VocalEyes - Hall's Croft
Bronze Mortar, 1581.
"Give me some drink; and bid the apothecary
Bring the strong poison that I bought of him.”
[Winchester, Henry VI, Part II, Act III, Scene 3]
Mortar and pestles are used to prepare ingredients by grinding and crushing them.
This mortar and pestle was made from bronze in Mechlin [MEK-lin], in the Netherlands. It stands 10 and a half centimetres high. Its straight body flares slightly at the foot, with a greater flare at the top to create a wide lip - about 13 centimetres across.
The main body of the mortar is decorated with 7 slightly raised rings. Within these is a central band of flowers. Attached above and below this band are two curved handles, decorated with leaves. A Latin inscription running around the flared lip gives us the maker as Peter Ghein [gyne] and the date of 1581.
The Vanden Gheins were very well-known bell founders of the time, and five of them were called Peter. The date narrows it down to a choice of two of them.
Although the outside, especially within the bands of decoration, shows some darkening, the inside is still bright and shiny. Sitting inside is the pestle - about twice the height of the mortar, and slim. It too has raised rings around the small round knob at the top, and around the centre of the shaft, where it rests against the mortar's lip.
Apothecaries were considered among the lowest class of medical practitioner in Shakespeare’s time. As tradesmen they would cater for everyone, their ‘recipes’ bought by the poor in times of sickness or need, as well as by professional physicians who required special concoctions for their wealthy clients.
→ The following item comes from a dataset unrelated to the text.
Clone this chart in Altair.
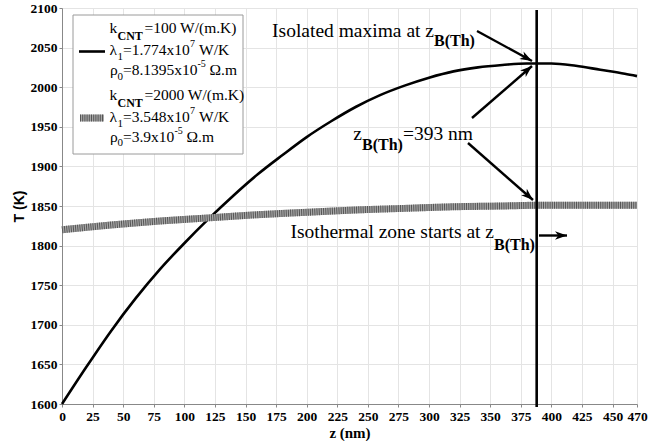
import math
import altair as alt
import pandas as pd

# ---------------- data ----------------
z_k100 = [0, 20, 40, 60, 80, 100, 120, 140, 160, 180, 200, 220, 240, 260,
          280, 300, 320, 340, 360, 380, 390, 400, 420, 440, 460, 470]
T_k100 = [1600, 1647, 1692, 1733, 1770, 1803, 1834, 1863, 1890, 1914, 1937,
          1957, 1975, 1990, 2002, 2012, 2020, 2025, 2028, 2030, 2030, 2030,
          2027, 2022, 2017, 2014]
z_k2000 = [0, 40, 80, 120, 160, 200, 240, 280, 320, 360, 390, 430, 470]
T_k2000 = [1820, 1826, 1831, 1835, 1839, 1842, 1845, 1847, 1849, 1850, 1851,
           1851, 1851]
z_bth = 388            # where the z_B(Th) marker line is drawn
x_ticks = [0, 25, 50, 75, 100, 125, 150, 175, 200, 225, 250, 275, 300, 325,
           350, 375, 400, 425, 450, 470]
y_ticks = [1600, 1650, 1700, 1750, 1800, 1850, 1900, 1950, 2000, 2050, 2100]

# ---------------- layout ----------------
PL, PT, W, H = 62, 8, 575, 396
ZMAX, TMIN, TMAX = 470, 1600, 2100


def dz(px):
    return (px - PL) / W * ZMAX


def dT(py):
    return TMAX - (py - PT) / H * (TMAX - TMIN)


SERIF = "Liberation Serif"
xs = alt.Scale(domain=[0, ZMAX], nice=False, zero=False)
ys = alt.Scale(domain=[TMIN, TMAX], nice=False, zero=False)
xaxis = alt.Axis(values=x_ticks, format="d", title="z (nm)", labelFont=SERIF,
                 labelFontSize=13.5, labelFontWeight="bold", labelColor="black",
                 labelFlush=False, labelOverlap=False, labelPadding=2, tickSize=3,
                 tickColor="#888", domainColor="#888", gridColor="#e4e4e4", grid=True,
                 titleFont=SERIF, titleFontSize=15, titleFontWeight="bold",
                 titleColor="black", titlePadding=3)
yaxis = alt.Axis(values=y_ticks, format="d", title="T (K)", labelFont=SERIF,
                 labelFontSize=13.5, labelFontWeight="bold", labelColor="black",
                 labelFlush=False, labelOverlap=False, labelPadding=2, tickSize=3,
                 tickColor="#888", domainColor="#888", gridColor="#e4e4e4", grid=True,
                 titleFont="Liberation Sans", titleFontSize=14, titleFontWeight="bold",
                 titleColor="black", titlePadding=4)

X = alt.X("z:Q", scale=xs, axis=xaxis)
Y = alt.Y("T:Q", scale=ys, axis=yaxis)

df100 = pd.DataFrame({"z": z_k100, "T": T_k100})
df2000 = pd.DataFrame({"z": z_k2000, "T": T_k2000})

black = alt.Chart(df100).mark_line(color="black", strokeWidth=2.6,
                                   interpolate="monotone").encode(x=X, y=Y)
gray_base = alt.Chart(df2000).mark_line(color="#a8a8a8", strokeWidth=7,
                                        interpolate="monotone").encode(x=X, y=Y)
gray_str = alt.Chart(df2000).mark_line(color="#555555", strokeWidth=7,
                                       strokeDash=[1, 1.2], strokeCap="butt",
                                       interpolate="monotone").encode(x=X, y=Y)

vline = alt.Chart(pd.DataFrame({"z": [z_bth], "T": [dT(10)], "T2": [dT(407)]})).mark_rule(
    color="black", strokeWidth=2.6).encode(x=X, y=Y, y2="T2:Q")

# ---------------- legend ----------------
box = alt.Chart(pd.DataFrame({"z": [dz(73)], "z2": [dz(243)], "T": [dT(15)], "T2": [dT(154)]})
                ).mark_rect(fill="white", stroke="#9a9a9a", strokeWidth=1).encode(
    x=X, x2="z2:Q", y=Y, y2="T2:Q")
leg_black = alt.Chart(pd.DataFrame({"z": [dz(79)], "z2": [dz(105)], "T": [dT(51.5)]})
                      ).mark_rule(color="black", strokeWidth=2.6).encode(x=X, x2="z2:Q", y=Y)
leg_gray_b = alt.Chart(pd.DataFrame({"z": [dz(80)], "z2": [dz(104)], "T": [dT(118)]})
                       ).mark_rule(color="#a8a8a8", strokeWidth=7).encode(x=X, x2="z2:Q", y=Y)
leg_gray_s = alt.Chart(pd.DataFrame({"z": [dz(80)], "z2": [dz(104)], "T": [dT(118)]})
                       ).mark_rule(color="#555555", strokeWidth=7, strokeDash=[1, 1.2],
                                   strokeCap="butt").encode(x=X, x2="z2:Q", y=Y)

left_normal = [
    ("k", 109.5, 33, 15.5), ("=100 W/(m.K)", 144.5, 33, 15.5),
    ("λ", 109.5, 55, 15.5), ("1", 117.5, 60, 11), ("=1.774x10", 123, 55, 15.5),
    ("7", 190, 47, 10), ("W/K", 199, 55, 15.5),
    ("ρ", 110, 75, 15.5), ("0", 117.5, 79.5, 11), ("=8.1395x10", 123, 75, 15.5),
    ("-5", 197.5, 67, 10), ("Ω.m", 209.5, 75, 15.5),
    ("k", 109.5, 100, 15.5), ("=2000 W/(m.K)", 144.5, 100, 15.5),
    ("λ", 109.5, 121.5, 15.5), ("1", 117.5, 126.5, 11), ("=3.548x10", 123, 121.5, 15.5),
    ("7", 190, 113.5, 10), ("W/K", 199, 121.5, 15.5),
    ("ρ", 110, 141.5, 15.5), ("0", 117.5, 146, 11), ("=3.9x10", 123, 141.5, 15.5),
    ("-5", 174.5, 133.5, 10), ("Ω.m", 186.5, 141.5, 15.5),
    ("=393 nm", 403, 140, 19.5),
]
bold_left = [
    ("CNT", 117.5, 40, 12), ("CNT", 117.5, 107, 12),
    ("B(Th)", 434, 45.5, 16), ("B(Th)", 362, 150, 16), ("B(Th)", 494, 250, 16),
]
right_normal = [
    ("Isolated maxima at z", 434, 36.5, 19.5),
    ("z", 362, 140, 19.5),
    ("Isothermal zone starts at z", 494, 238, 19.5),
]


def tdf(rows):
    return pd.DataFrame({"text": [r[0] for r in rows], "z": [dz(r[1]) for r in rows],
                         "T": [dT(r[2]) for r in rows], "size": [r[3] for r in rows]})


def text_layer(rows, align, weight):
    return alt.Chart(tdf(rows)).mark_text(align=align, baseline="alphabetic", font=SERIF,
                                          fontWeight=weight, color="black").encode(
        x=X, y=Y, text="text:N", size=alt.Size("size:Q", scale=None))


t1 = text_layer(left_normal, "left", "normal")
t2 = text_layer(bold_left, "left", "bold")
t3 = text_layer(right_normal, "right", "normal")

# ---------------- arrows ----------------
arrows_px = [((477, 31), (532, 61)), ((472, 118), (532, 66)),
             ((468, 143), (533, 200)), ((539, 235.5), (567, 235.5))]
adf = pd.DataFrame({
    "z": [dz(a[0][0]) for a in arrows_px], "T": [dT(a[0][1]) for a in arrows_px],
    "z2": [dz(a[1][0]) for a in arrows_px], "T2": [dT(a[1][1]) for a in arrows_px],
    "zt": [dz(a[1][0]) for a in arrows_px], "Tt": [dT(a[1][1]) for a in arrows_px],
    "angle": [math.degrees(math.atan2(a[1][1] - a[0][1], a[1][0] - a[0][0])) % 360
              for a in arrows_px],
})
shafts = alt.Chart(adf).mark_rule(color="black", strokeWidth=2.4).encode(
    x=X, y=Y, x2="z2:Q", y2="T2:Q")
heads = alt.Chart(adf).mark_point(shape="M0,0L-1,-0.36L-0.72,0L-1,0.36Z", filled=True,
                                  color="black", opacity=1, size=576).encode(
    x=alt.X("zt:Q", scale=xs, axis=xaxis), y=alt.Y("Tt:Q", scale=ys, axis=yaxis),
    angle=alt.Angle("angle:Q", scale=None))

chart = alt.layer(black, gray_base, gray_str, vline, box, leg_black, leg_gray_b,
                  leg_gray_s, t1, t2, t3, shafts, heads).properties(
    width=W, height=H, autosize=alt.AutoSizeParams(type="none"),
    padding={"left": PL, "top": PT, "right": 649 - PL - W, "bottom": 441 - PT - H},
    background="white",
).configure_view(stroke=None)

chart.save("out.html", embed_options={"renderer": "svg", "actions": False})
But apothecaries weren’t the only people to use mortars and most families who could afford it would have had one. They would have had access to their own variety of medicines and ingredients from their own gardens that would need to be prepared -making powders, oils, and ointments for aches and pains, as well as recipes for pies, stews and even beauty treatments. One recipe suggests grinding amber to a powder in a medicine to induce childbirth.